To do. Pictures do not belong in your copy. Repeat all the other data exactly.

Supplied information.
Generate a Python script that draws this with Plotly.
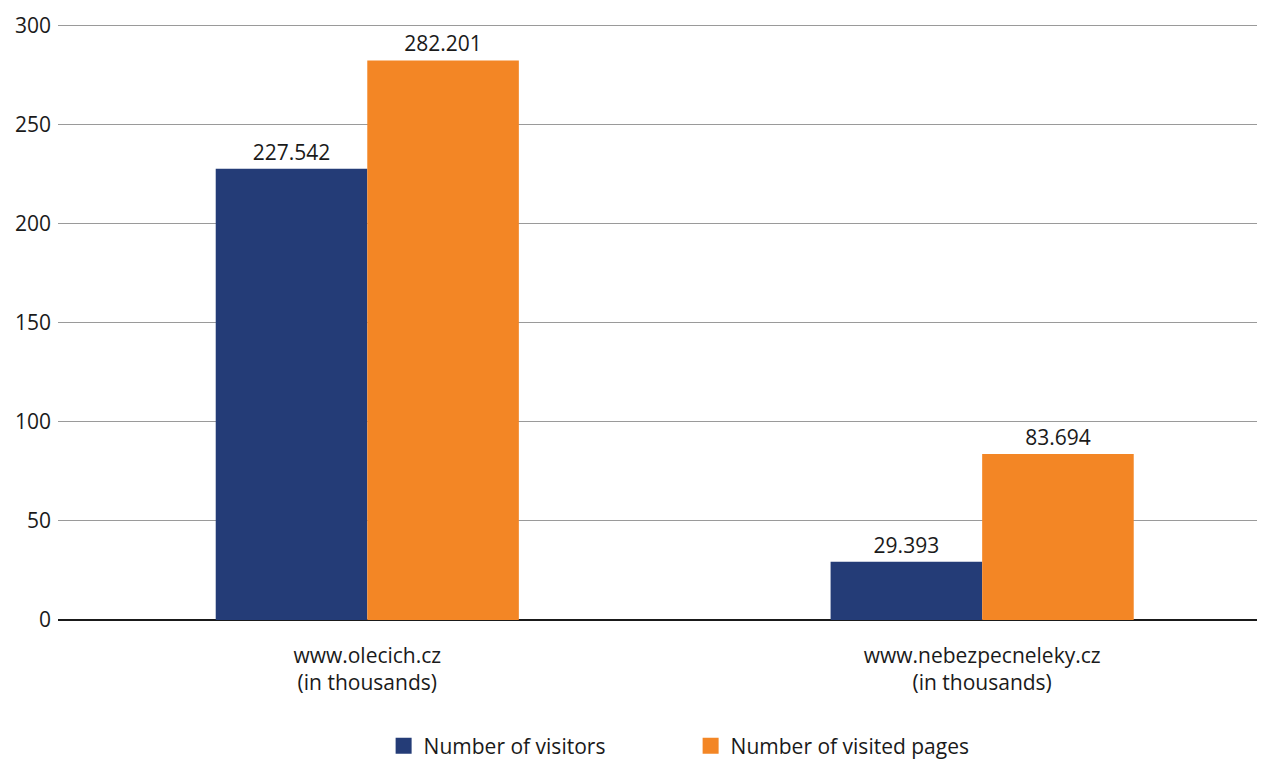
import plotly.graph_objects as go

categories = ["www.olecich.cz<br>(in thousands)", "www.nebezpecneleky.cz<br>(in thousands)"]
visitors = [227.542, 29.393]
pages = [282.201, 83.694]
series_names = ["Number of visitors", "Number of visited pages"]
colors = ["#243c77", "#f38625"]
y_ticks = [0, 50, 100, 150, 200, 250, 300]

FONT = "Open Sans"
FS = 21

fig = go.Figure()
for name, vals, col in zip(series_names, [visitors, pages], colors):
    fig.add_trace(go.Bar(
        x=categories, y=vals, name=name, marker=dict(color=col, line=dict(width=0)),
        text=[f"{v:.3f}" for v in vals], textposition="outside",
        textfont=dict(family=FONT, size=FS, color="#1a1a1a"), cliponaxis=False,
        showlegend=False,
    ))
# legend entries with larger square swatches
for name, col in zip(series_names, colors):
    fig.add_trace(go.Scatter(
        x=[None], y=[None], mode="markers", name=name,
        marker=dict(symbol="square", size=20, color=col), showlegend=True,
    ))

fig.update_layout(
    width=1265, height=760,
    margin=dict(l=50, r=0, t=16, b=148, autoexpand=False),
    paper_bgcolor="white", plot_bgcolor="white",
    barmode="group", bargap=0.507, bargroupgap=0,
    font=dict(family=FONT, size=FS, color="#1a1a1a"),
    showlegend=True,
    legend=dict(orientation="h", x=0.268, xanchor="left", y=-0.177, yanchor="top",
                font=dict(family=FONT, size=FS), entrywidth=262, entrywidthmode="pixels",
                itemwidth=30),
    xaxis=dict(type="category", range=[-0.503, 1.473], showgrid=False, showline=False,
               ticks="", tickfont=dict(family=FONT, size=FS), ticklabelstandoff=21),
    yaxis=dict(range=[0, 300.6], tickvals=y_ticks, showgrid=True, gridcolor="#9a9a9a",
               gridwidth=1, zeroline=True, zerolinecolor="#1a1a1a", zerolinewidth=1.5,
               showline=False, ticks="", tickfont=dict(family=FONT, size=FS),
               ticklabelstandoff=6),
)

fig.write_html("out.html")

Final answer.
Generate a Python script that draws this with Plotly.
import plotly.graph_objects as go

categories = ["www.olecich.cz<br>(in thousands)", "www.nebezpecneleky.cz<br>(in thousands)"]
visitors = [227.542, 29.393]
pages = [282.201, 83.694]
series_names = ["Number of visitors", "Number of visited pages"]
colors = ["#243c77", "#f38625"]
y_ticks = [0, 50, 100, 150, 200, 250, 300]

FONT = "Open Sans"
FS = 21

fig = go.Figure()
for name, vals, col in zip(series_names, [visitors, pages], colors):
    fig.add_trace(go.Bar(
        x=categories, y=vals, name=name, marker=dict(color=col, line=dict(width=0)),
        text=[f"{v:.3f}" for v in vals], textposition="outside",
        textfont=dict(family=FONT, size=FS, color="#1a1a1a"), cliponaxis=False,
        showlegend=False,
    ))
# legend entries with larger square swatches
for name, col in zip(series_names, colors):
    fig.add_trace(go.Scatter(
        x=[None], y=[None], mode="markers", name=name,
        marker=dict(symbol="square", size=20, color=col), showlegend=True,
    ))

fig.update_layout(
    width=1265, height=760,
    margin=dict(l=50, r=0, t=16, b=148, autoexpand=False),
    paper_bgcolor="white", plot_bgcolor="white",
    barmode="group", bargap=0.507, bargroupgap=0,
    font=dict(family=FONT, size=FS, color="#1a1a1a"),
    showlegend=True,
    legend=dict(orientation="h", x=0.268, xanchor="left", y=-0.177, yanchor="top",
                font=dict(family=FONT, size=FS), entrywidth=262, entrywidthmode="pixels",
                itemwidth=30),
    xaxis=dict(type="category", range=[-0.503, 1.473], showgrid=False, showline=False,
               ticks="", tickfont=dict(family=FONT, size=FS), ticklabelstandoff=21),
    yaxis=dict(range=[0, 300.6], tickvals=y_ticks, showgrid=True, gridcolor="#9a9a9a",
               gridwidth=1, zeroline=True, zerolinecolor="#1a1a1a", zerolinewidth=1.5,
               showline=False, ticks="", tickfont=dict(family=FONT, size=FS),
               ticklabelstandoff=6),
)

fig.write_html("out.html")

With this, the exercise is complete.